Common Questions About Sugar Dispensers
What varieties of sugar pourer are there?
The common image of a sugar dispenser is a fluted glass cylinder with a metal top and a flap that opens into a spout. Glass sugar dispensers fit well in brunch restaurants and traditional establishments such as diners, and because they hold a high volume of sugar, they will not need to be refilled as frequently as smaller versions. On the other hand, we have inventive new models, such as options with roll-top lids, triangular servers, glass bowls, and other decoratively designed plastic sugar dispensers.
The primary choice lies in getting a bowl or a pourer. Bowls require a spoon to dispense the sugar – this spoon can't be the same one used to stir the sugar in the drink, or the remaining sugar in the bowl will clump after contact with liquid. For this reason, bowls require higher maintenance, but they are also considered slightly more upscale. Pourers do not require a spoon and are unlikely to form clumps (though ambient humidity can still cause clumps).
Should I get a sugar bowl or pourer?
This choice depends almost entirely on the aesthetic of your establishment. Casual dining restaurants will want to go with a pourer because of the above-stated reasons: less maintenance, easier use, and a casual feel. Boutique coffee shops might find that sugar bowls add a touch of class to their service, and if employees are the only ones using the bowl, it can be kept clean and clump-free. However, some operators prefer to put a sugar bowl on each table, as they can demonstrate a commitment to service that a pragmatic pourer does not. We carry bowls in a variety of designs, with lids and without. Operators must pay special care with lidless bowls because leaving sugar exposed to the open air can attract pests, and no customer wants to see a fly landing on their sugar. Bowls can also add a nice decorative element to residential tables or coffee stations, where maintenance is not as much of an issue.

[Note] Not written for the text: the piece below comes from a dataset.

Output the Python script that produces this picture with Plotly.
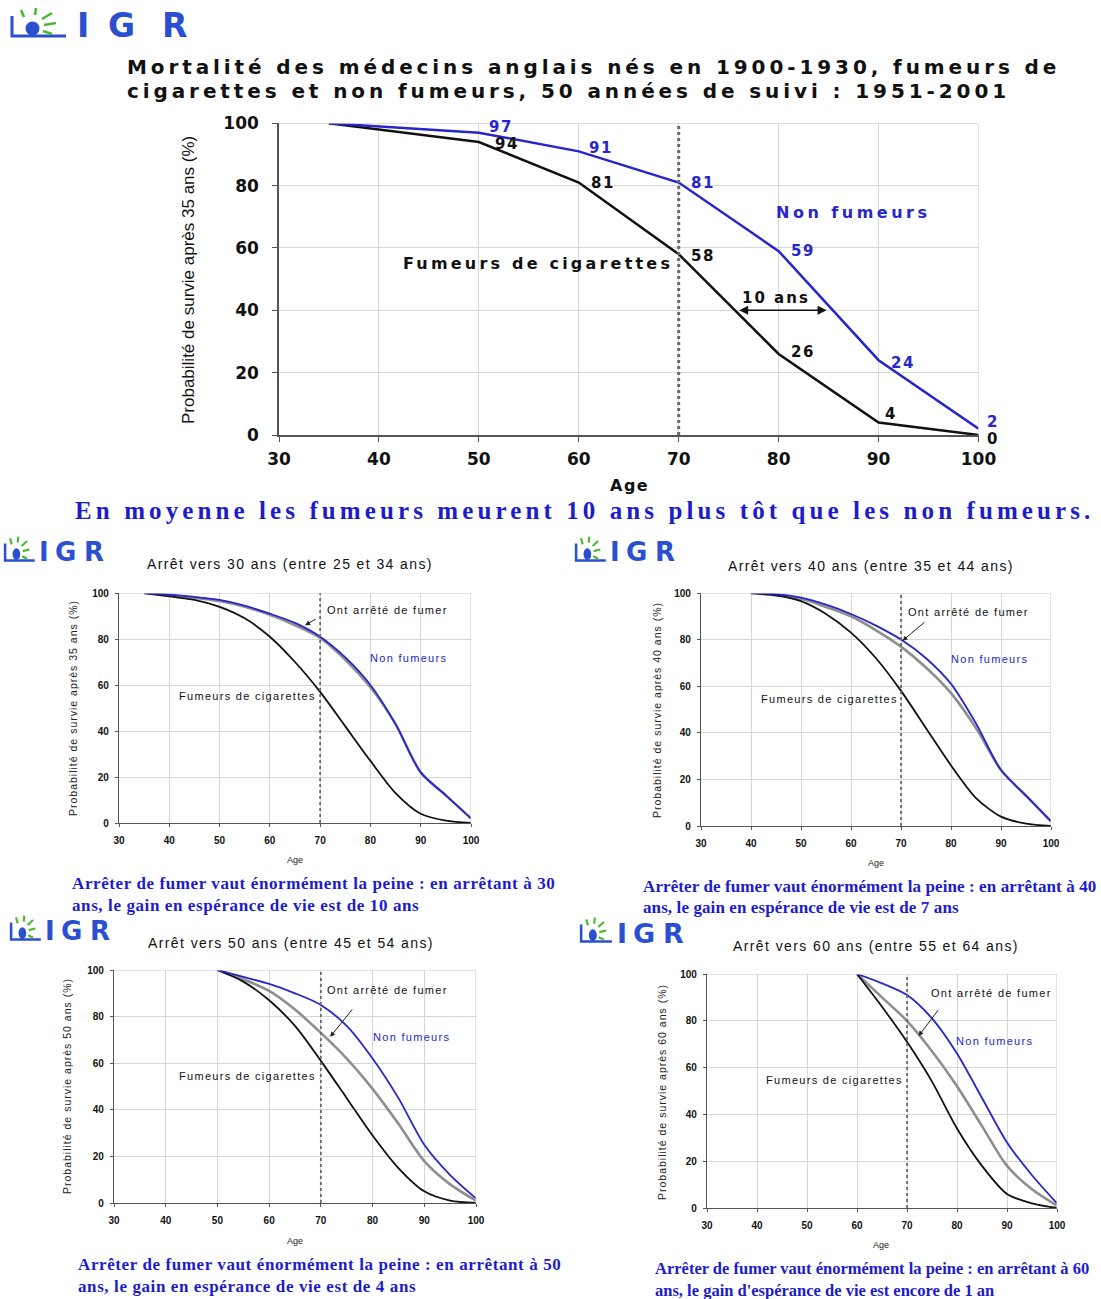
import plotly.graph_objects as go

W, H = 1101, 1299

# ---------------- data ----------------
main_age = [35, 50, 60, 70, 80, 90, 100]
main_non = [100, 97, 91, 81, 59, 24, 2]
main_smk = [100, 94, 81, 58, 26, 4, 0]

c30_age = [35, 40, 45, 50, 55, 60, 65, 70, 75, 80, 85, 90, 95, 100]
c30_smk = [100, 98.5, 97, 94, 89, 81, 70, 57, 42, 27, 13, 4, 1, 0]
c30_non = [100, 99.3, 98.3, 97, 94.5, 91, 87, 81, 72, 60, 43, 22, 12, 2]
c30_stop = [100, 99, 98, 96.5, 94, 90.5, 86, 80.5, 71, 59, 43, 22, 12, 2]

c40_age = [40, 45, 50, 55, 60, 65, 70, 75, 80, 85, 90, 95, 100]
c40_smk = [100, 99, 96.5, 91, 83, 72, 58, 42, 26, 12, 4, 1, 0]
c40_non = [100, 99.5, 98, 95, 91, 86, 80, 72, 61, 44, 24, 13, 2]
c40_stop = [100, 99, 97.5, 94, 90, 84, 77, 68, 57, 42, 24, 13, 2]

c50_age = [50, 55, 60, 65, 70, 75, 80, 85, 90, 95, 100]
c50_smk = [100, 95, 87, 76, 61, 45, 29, 15, 5, 1, 0]
c50_non = [100, 97, 94, 90, 85, 76, 62, 45, 25, 12, 2]
c50_stop = [100, 96, 91, 83, 73, 62, 49, 34, 18, 8, 1]

c60_age = [60, 65, 70, 75, 80, 85, 90, 95, 100]
c60_smk = [100, 86, 71, 54, 34, 18, 6, 2, 0]
c60_non = [100, 96, 91, 81, 66, 47, 28, 14, 2]
c60_stop = [100, 90, 80, 67, 52, 35, 18, 8, 1]

x_ticks = [30, 40, 50, 60, 70, 80, 90, 100]
y_ticks = [0, 20, 40, 60, 80, 100]

BLUE = "#2626cc"
BLACK = "#111111"
GRAY = "#8e8e8e"
TXTBLUE = "#1c1ccc"

fig = go.Figure()


def px(x):
    return x / W


def py(y):
    return 1 - y / H


def ls(text, sp):
    return f'<span style="letter-spacing:{sp}px">{text}</span>'


# ---------------- traces ----------------
fig.add_trace(go.Scatter(x=main_age, y=main_smk, mode="lines", line=dict(color=BLACK, width=2.5),
                         xaxis="x", yaxis="y", showlegend=False, hoverinfo="skip"))
fig.add_trace(go.Scatter(x=main_age, y=main_non, mode="lines", line=dict(color=BLUE, width=2.5),
                         xaxis="x", yaxis="y", showlegend=False, hoverinfo="skip"))

small = [
    ("2", c30_age, c30_smk, c30_non, c30_stop),
    ("3", c40_age, c40_smk, c40_non, c40_stop),
    ("4", c50_age, c50_smk, c50_non, c50_stop),
    ("5", c60_age, c60_smk, c60_non, c60_stop),
]
for k, a, s, n, st in small:
    fig.add_trace(go.Scatter(x=a, y=st, mode="lines", line=dict(color=GRAY, width=2.6, shape="spline", smoothing=0.8),
                             xaxis="x" + k, yaxis="y" + k, showlegend=False, hoverinfo="skip"))
    fig.add_trace(go.Scatter(x=a, y=s, mode="lines", line=dict(color=BLACK, width=1.8, shape="spline", smoothing=0.8),
                             xaxis="x" + k, yaxis="y" + k, showlegend=False, hoverinfo="skip"))
    fig.add_trace(go.Scatter(x=a, y=n, mode="lines", line=dict(color=BLUE, width=1.8, shape="spline", smoothing=0.8),
                             xaxis="x" + k, yaxis="y" + k, showlegend=False, hoverinfo="skip"))


# ---------------- axes ----------------
def axis_pair(xdom, ydom, big):
    fs = 17 if big else 10
    fam = "DejaVu Sans" if big else "Liberation Sans"
    common = dict(showgrid=True, gridcolor="#d6d6d6", gridwidth=1, zeroline=False,
                  showline=True, linecolor="#555555", linewidth=1.5 if big else 1.2,
                  ticks="outside", ticklen=5 if big else 3, tickcolor="#555555",
                  tickfont=dict(family=fam, size=fs, color="#111111", weight="bold"),
                  fixedrange=True, automargin=False)
    xa = dict(domain=xdom, range=[30, 100], tickvals=x_ticks, ticklabelstandoff=3 if big else 5, **common)
    ya = dict(domain=ydom, range=[0, 100], tickvals=y_ticks, ticklabelstandoff=10 if big else 4, **common)
    return xa, ya


layout_axes = {}
xa, ya = axis_pair([px(279), px(978.5)], [py(435), py(123.3)], True)
xa["anchor"] = "y"
ya["anchor"] = "x"
layout_axes["xaxis"] = xa
layout_axes["yaxis"] = ya

boxes = {
    "2": (119, 471, 593, 823),
    "3": (701, 1051, 593, 826),
    "4": (114, 476, 970, 1203),
    "5": (707, 1057, 974, 1208),
}
for k, (x0, x1, y0, y1) in boxes.items():
    xa, ya = axis_pair([px(x0), px(x1)], [py(y1), py(y0)], False)
    xa["anchor"] = "y" + k
    ya["anchor"] = "x" + k
    layout_axes["xaxis" + k] = xa
    layout_axes["yaxis" + k] = ya

shapes = []
ann = []

for k in ["", "2", "3", "4", "5"]:
    shapes.append(dict(type="line", xref="x" + k, yref="y" + k, x0=70, x1=70, y0=0, y1=100,
                       line=dict(color="#6a6a6a", width=3 if k == "" else 1.8, dash="dot"), layer="above"))
    shapes.append(dict(type="line", xref="x" + k, yref="y" + k, x0=30, x1=100, y0=100, y1=100,
                       line=dict(color="#c8c8c8", width=1)))
    shapes.append(dict(type="line", xref="x" + k, yref="y" + k, x0=100, x1=100, y0=0, y1=100,
                       line=dict(color="#c8c8c8", width=1)))


def ptext(x, y, text, font, xanchor="center", angle=0):
    ann.append(dict(x=px(x), y=py(y), xref="paper", yref="paper", showarrow=False, text=text,
                    xanchor=xanchor, yanchor="middle", textangle=angle, font=font))


# ---------------- main chart text ----------------
TFONT = dict(family="DejaVu Sans", size=20, color="#111111", weight="bold")
ptext(125, 67, ls("Mortalité des médecins anglais nés en 1900-1930, fumeurs de", 3.9), TFONT, "left")
ptext(125, 91, ls("cigarettes et non fumeurs, 50 années de suivi : 1951-2001", 3.9), TFONT, "left")
ptext(188, 280, "Probabilité de survie après 35 ans (%)",
      dict(family="Liberation Sans", size=17, color="#111111"), angle=-90)
ptext(629, 485, ls("Age", 1.5), dict(family="DejaVu Sans", size=16, color="#111111", weight="bold"))
ptext(73, 510, ls("En moyenne les fumeurs meurent 10 ans plus tôt que les non fumeurs.", 4.1),
      dict(family="Liberation Serif", size=25, color=TXTBLUE, weight="bold"), "left")

# value labels: offsets (px) per point, text from data
non_off = [None, (22, 6), (22, 3), (24, 0), (24, 0), (24, -3), (14, 7)]
smk_off = [None, (28, -2), (24, 0), (24, -2), (24, 2), (12, 9), (14, -4)]
for a, v, o in zip(main_age, main_non, non_off):
    if o:
        ann.append(dict(x=a, y=v, xref="x", yref="y", showarrow=False, text=ls(str(v), 1.5),
                        xshift=o[0], yshift=o[1],
                        font=dict(family="DejaVu Sans", size=15, color=BLUE, weight="bold")))
for a, v, o in zip(main_age, main_smk, smk_off):
    if o:
        ann.append(dict(x=a, y=v, xref="x", yref="y", showarrow=False, text=ls(str(v), 1.5),
                        xshift=o[0], yshift=o[1],
                        font=dict(family="DejaVu Sans", size=15, color=BLACK, weight="bold")))

ann.append(dict(x=87.5, y=71.5, xref="x", yref="y", showarrow=False, text=ls("Non fumeurs", 3.5),
                font=dict(family="DejaVu Sans", size=16, color=BLUE, weight="bold")))
ann.append(dict(x=69.6, y=55, xref="x", yref="y", showarrow=False, text=ls("Fumeurs de cigarettes", 3.2),
                xanchor="right", font=dict(family="DejaVu Sans", size=16, color=BLACK, weight="bold")))
ann.append(dict(x=79.7, y=44, xref="x", yref="y", showarrow=False, text=ls("10 ans", 2),
                font=dict(family="DejaVu Sans", size=15, color=BLACK, weight="bold")))
ann.append(dict(x=84.8, y=40, ax=75.9, ay=40, xref="x", yref="y", axref="x", ayref="y", text="",
                showarrow=True, arrowhead=2, arrowside="end+start", arrowsize=1.2, arrowwidth=1.5, arrowcolor=BLACK))

# ---------------- small chart texts ----------------
small_txt = [
    ("2", "Arrêt vers 30 ans (entre 25 et 34 ans)", (290, 564), "Probabilité de survie après 35 ans (%)", (73, 708),
     (295, 860), ["Arrêter de fumer vaut énormément la peine : en arrêtant à 30",
                  "ans, le gain en espérance de vie est de 10 ans"], (70, 883), (17, 0.6),
     (71.0, 92.6), (69.4, 89, 67, 86), (87.5, 71.7), (69.6, 55.2)),
    ("3", "Arrêt vers 40 ans (entre 35 et 44 ans)", (871, 566), "Probabilité de survie après 40 ans (%)", (657, 710),
     (876, 863), ["Arrêter de fumer vaut énormément la peine : en arrêtant à 40",
                  "ans, le gain en espérance de vie est de 7 ans"], (641, 886), (17, 0.1),
     (71.0, 91.8), (75, 88, 70.3, 79.5), (87.6, 71.7), (69.8, 54.5)),
    ("4", "Arrêt vers 50 ans (entre 45 et 54 ans)", (291, 943), "Probabilité de survie après 50 ans (%)", (67, 1086),
     (295, 1241), ["Arrêter de fumer vaut énormément la peine : en arrêtant à 50",
                   "ans, le gain en espérance de vie est de 4 ans"], (76, 1264), (17, 0.6),
     (70.8, 91.4), (76.3, 83.7, 71.8, 71.3), (87.6, 71.2), (69.4, 54.5)),
    ("5", "Arrêt vers 60 ans (entre 55 et 64 ans)", (876, 946), "Probabilité de survie après 60 ans (%)", (662, 1092),
     (881, 1245), ["Arrêter de fumer vaut énormément la peine : en arrêtant à 60",
                   "ans, le gain d'espérance de vie est encore de 1 an"], (653, 1268), (16.5, 0),
     (74.4, 91.9), (76.5, 85.3, 72.3, 73.5), (87.4, 71.4), (69.6, 54.7)),
]
SF = dict(family="Liberation Sans", size=11, color="#111111")
for (k, title, tpos, ylab, ypos, apos, caps, cpos, cfont, ont, arr, nonp, fum) in small_txt:
    ptext(tpos[0], tpos[1], ls(title, 1.4), dict(family="Liberation Sans", size=14, color="#111111"))
    ptext(ypos[0], ypos[1], ls(ylab, 1.0), dict(family="Liberation Sans", size=10.5, color="#222222"), angle=-90)
    ptext(apos[0], apos[1], "Age", dict(family="Liberation Sans", size=9, color="#222222"))
    for i, line in enumerate(caps):
        ptext(cpos[0], cpos[1] + 22 * i, ls(line, cfont[1]),
              dict(family="Liberation Serif", size=cfont[0], color=TXTBLUE, weight="bold"), "left")
    ann.append(dict(x=ont[0], y=ont[1], xref="x" + k, yref="y" + k, showarrow=False, xanchor="left",
                    text=ls("Ont arrêté de fumer", 1.3), font=SF))
    ann.append(dict(x=arr[2], y=arr[3], ax=arr[0], ay=arr[1], xref="x" + k, yref="y" + k,
                    axref="x" + k, ayref="y" + k, text="", showarrow=True, arrowhead=2, arrowsize=1,
                    arrowwidth=1, arrowcolor="#222222"))
    ann.append(dict(x=nonp[0], y=nonp[1], xref="x" + k, yref="y" + k, showarrow=False,
                    text=ls("Non fumeurs", 1.3), font=dict(family="Liberation Sans", size=11, color=BLUE)))
    ann.append(dict(x=fum[0], y=fum[1], xref="x" + k, yref="y" + k, showarrow=False, xanchor="right",
                    text=ls("Fumeurs de cigarettes", 1.3), font=SF))


# ---------------- logos ----------------
def add_logo(left, cy, sx, sy, fsize):
    def X(v):
        return px(left + v * sx)

    def Y(v):
        return py(cy + v * sy)

    lb = "#2a4fd0"
    gr = "#4cb832"
    shapes.append(dict(type="path", xref="paper", yref="paper",
                       path=f"M {X(2)},{Y(-10)} L {X(2)},{Y(10)} L {X(56)},{Y(10)}",
                       line=dict(color=lb, width=3 * sy)))
    shapes.append(dict(type="circle", xref="paper", yref="paper", x0=X(15.5), x1=X(29.5), y0=Y(-4.5), y1=Y(9.5),
                       fillcolor=lb, line=dict(width=0)))
    rays = [((14, -9), (11, -16)), ((25, -11), (26, -18)), ((32, -7), (42, -13)),
            ((34, -1), (46, -3)), ((33, 5), (42, 8))]
    for (a, b) in rays:
        shapes.append(dict(type="line", xref="paper", yref="paper", x0=X(a[0]), y0=Y(a[1]), x1=X(b[0]), y1=Y(b[1]),
                           line=dict(color=gr, width=2.5 * sy)))
    for letter, dx in [("I", 73), ("G", 111.5), ("R", 164.5)]:
        ann.append(dict(x=X(dx), y=Y(0), xref="paper", yref="paper", showarrow=False, text=letter,
                        xanchor="center", yanchor="middle",
                        font=dict(family="DejaVu Sans", size=fsize, color=lb, weight="bold")))


add_logo(10, 26, 1.0, 1.0, 33)
add_logo(4, 552, 0.55, 0.85, 26)
add_logo(575, 552, 0.55, 0.85, 26)
add_logo(10, 931, 0.55, 0.85, 26)
add_logo(580, 933, 0.57, 0.85, 27)

fig.update_layout(width=W, height=H, margin=dict(l=0, r=0, t=0, b=0, autoexpand=False),
                  paper_bgcolor="white", plot_bgcolor="white",
                  shapes=shapes, annotations=ann, showlegend=False, **layout_axes)

fig.write_html("out.html", post_script="document.body.style.margin='0';",
               config=dict(displayModeBar=False))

What material should I choose?
Glass and plastic sugar dispensers are the most common choices, as they are easy to clean and usually transparent, which means employees can tell when they're running low on sugar. Stainless steel is another popular option because of its durability. Glass sugar dispensers encourage a traditional aesthetic, while plastic pourers are cost-effective and come in a variety of designs. The primary differentiating factor here is personal preference – glass, plastic, ceramic, and stainless steel options will all serve well. Because sugar dispensers don't typically undergo heavy use, consider the existing feel of your establishment and choose an option that matches.